Sbozzolo commented 6 months ago

Scattered thoughts:

Do you have a sense of what the interface will look like?

juliasloan25 commented 6 months ago
  • Right now, Land is fully using ClimaCoreTempestRemap, from generating weights (remap_weights) to applying them (apply_remap).

Do you have a sense of what the interface will look like?

FWIW, ClimaCoupler also currently uses CCTR to apply the weights (see apply_remap call here).

I didn't make a plan for the interface - most of the work that was done so far was prototyping to try to get something working first.

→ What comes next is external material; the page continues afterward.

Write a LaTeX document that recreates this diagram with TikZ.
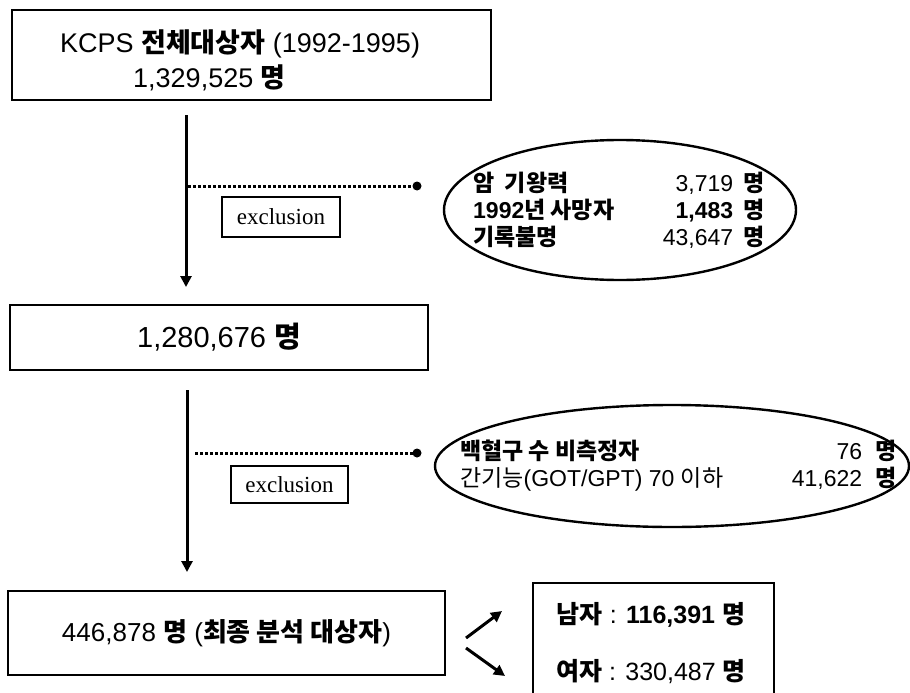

LenkaNovak commented 6 months ago

Note that hdwrite_regridfile_rll_to_cgll (which uses TR's apply_remap) should only be used for lightweight input data, for example regridding stationary or infrequently updated (e.g. monthly) files etc, like we are doing in the coupler and used to do in land). I agree that for ILAMB (or remapping model fields on the fly) this is no longer sufficient.

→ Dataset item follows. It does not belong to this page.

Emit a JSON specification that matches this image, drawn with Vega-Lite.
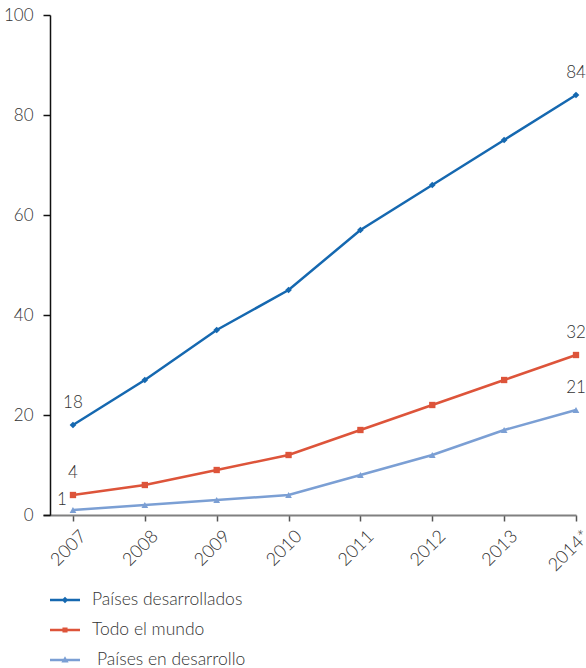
{
  "$schema": "https://vega.github.io/schema/vega-lite/v6.json",
  "width": 533,
  "height": 500,
  "autosize": {"type": "none"},
  "padding": {"left": 43, "top": 15, "right": 10, "bottom": 153},
  "config": {
    "view": {"stroke": null},
    "font": "Lato",
    "text": {"font": "Lato", "fontWeight": 300}
  },
  "data": {
    "values": [
      {"year": 2007, "series": "Países desarrollados", "value": 18, "lbl": "18"},
      {"year": 2008, "series": "Países desarrollados", "value": 27},
      {"year": 2009, "series": "Países desarrollados", "value": 37},
      {"year": 2010, "series": "Países desarrollados", "value": 45},
      {"year": 2011, "series": "Países desarrollados", "value": 57},
      {"year": 2012, "series": "Países desarrollados", "value": 66},
      {"year": 2013, "series": "Países desarrollados", "value": 75},
      {"year": 2014, "series": "Países desarrollados", "value": 84, "lbl": "84"},
      {"year": 2007, "series": "Todo el mundo", "value": 4, "lbl": "4"},
      {"year": 2008, "series": "Todo el mundo", "value": 6},
      {"year": 2009, "series": "Todo el mundo", "value": 9},
      {"year": 2010, "series": "Todo el mundo", "value": 12},
      {"year": 2011, "series": "Todo el mundo", "value": 17},
      {"year": 2012, "series": "Todo el mundo", "value": 22},
      {"year": 2013, "series": "Todo el mundo", "value": 27},
      {"year": 2014, "series": "Todo el mundo", "value": 32, "lbl": "32"},
      {"year": 2007, "series": "Países en desarrollo", "value": 1, "lbl": "1"},
      {"year": 2008, "series": "Países en desarrollo", "value": 2},
      {"year": 2009, "series": "Países en desarrollo", "value": 3},
      {"year": 2010, "series": "Países en desarrollo", "value": 4},
      {"year": 2011, "series": "Países en desarrollo", "value": 8},
      {"year": 2012, "series": "Países en desarrollo", "value": 12},
      {"year": 2013, "series": "Países en desarrollo", "value": 17},
      {"year": 2014, "series": "Países en desarrollo", "value": 21, "lbl": "21"}
    ]
  },
  "encoding": {
    "x": {
      "field": "year", "type": "quantitative",
      "scale": {"domain": [2006.583, 2014], "nice": false, "zero": false},
      "axis": {
        "title": null, "values": [2007, 2008, 2009, 2010, 2011, 2012, 2013, 2014],
        "labelExpr": "datum.value == 2014 ? '2014*' : toString(datum.value)",
        "grid": false, "domainColor": "#808080", "domainWidth": 2,
        "tickColor": "#555555", "tickSize": 6, "tickWidth": 1.5,
        "labelAngle": -45, "labelAlign": "right", "labelBaseline": "top",
        "labelPadding": 6, "labelOffset": 4, "labelFont": "Lato", "labelFontWeight": 300,
        "labelFontSize": 18, "labelColor": "#333333", "labelOverlap": false, "labelBound": false
      }
    },
    "y": {
      "field": "value", "type": "quantitative",
      "scale": {"domain": [0, 100], "nice": false},
      "axis": {
        "title": null, "values": [0, 20, 40, 60, 80, 100], "grid": false,
        "offset": -7, "domainColor": "#111111", "domainWidth": 1.5,
        "tickColor": "#111111", "tickSize": 7, "tickWidth": 1.5,
        "labelPadding": 10, "labelFont": "Lato", "labelFontWeight": 300,
        "labelFontSize": 17, "labelColor": "#333333"
      }
    },
    "color": {
      "field": "series", "type": "nominal",
      "scale": {
        "domain": ["Países desarrollados", "Todo el mundo", "Países en desarrollo"],
        "range": ["#1568b0", "#dd543a", "#7b9fd4"]
      },
      "legend": {
        "title": null, "orient": "none", "legendX": 7, "legendY": 570,
        "direction": "vertical", "symbolSize": 900, "symbolStrokeWidth": 0,
        "labelFont": "Lato", "labelFontWeight": 300, "labelFontSize": 17.5,
        "labelColor": "#333333", "labelOffset": 12, "rowPadding": 6,
        "encode": {
          "labels": {
            "update": {
              "dx": {"signal": "datum.value == 'Países en desarrollo' ? 5 : 0"}
            }
          },
          "symbols": {
            "update": {
              "shape": {"signal": "datum.value == 'Países desarrollados' ? 'M-1,-0.08H1V0.08H-1Z M0,-0.22L0.22,0L0,0.22L-0.22,0Z' : datum.value == 'Todo el mundo' ? 'M-1,-0.08H1V0.08H-1Z M-0.17,-0.17H0.17V0.17H-0.17Z' : 'M-1,-0.08H1V0.08H-1Z M0,-0.25L0.24,0.17H-0.24Z'"},
              "fill": {"signal": "datum.value == 'Países desarrollados' ? '#1568b0' : datum.value == 'Todo el mundo' ? '#dd543a' : '#7b9fd4'"},
              "stroke": {"value": "transparent"},
              "strokeWidth": {"value": 0},
              "opacity": {"value": 1}
            }
          }
        }
      }
    }
  },
  "layer": [
    {
      "mark": {"type": "line", "strokeWidth": 2.5}
    },
    {
      "transform": [{"filter": "datum.series == 'Países desarrollados'"}],
      "mark": {"type": "point", "filled": true, "opacity": 1, "size": 45, "shape": "diamond"}
    },
    {
      "transform": [{"filter": "datum.series == 'Todo el mundo'"}],
      "mark": {"type": "point", "filled": true, "opacity": 1, "size": 40, "shape": "square"}
    },
    {
      "transform": [{"filter": "datum.series == 'Países en desarrollo'"}],
      "mark": {"type": "point", "filled": true, "opacity": 1, "size": 45, "shape": "triangle-up"}
    },
    {
      "transform": [{"filter": "datum.lbl != null && datum.lbl != '1'"}],
      "mark": {"type": "text", "dy": -22, "fontSize": 17, "font": "Lato", "fontWeight": 300},
      "encoding": {"text": {"field": "lbl"}, "color": {"value": "#333333"}}
    },
    {
      "transform": [{"filter": "datum.lbl == '1'"}],
      "mark": {"type": "text", "dx": -11, "dy": -10, "fontSize": 17, "font": "Lato", "fontWeight": 300},
      "encoding": {"text": {"field": "lbl"}, "color": {"value": "#333333"}}
    }
  ]
}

For remapping fields on the fly (not done in our current AMIP, but will need this of coupling with ClimaOcean), the plan is:

For ILAMB there are two possible pathways

Sbozzolo commented 6 months ago

I think that we want to follow the same steps you outlined for remapping on the fly in Land eventually (the non-conservative remapping goes from spectral to rectangular, not the other way around at the moment).

I don't think we need this super soon. Getting to the point where we are reading everything from data while doing integersting global runs is not around the corner (but it is our target).

In this, it would be good to have a description of what we envision the capabilities of remap! are going to be. What I think I would like is something like remap(weights, input_data) -> remapped_field, with MPI/GPU compatibily and where input_data is a rectangular array read from file (e.g., surface albedo). This allows ClimaLand to spawn a different thread to keep reading input_data, and remap them when needed.

LenkaNovak commented 6 months ago

Yeah, that's more or less what the plan was. :) And good to know the priorities and more use cases for this. @sriharshakandala I'll let you drive it from here.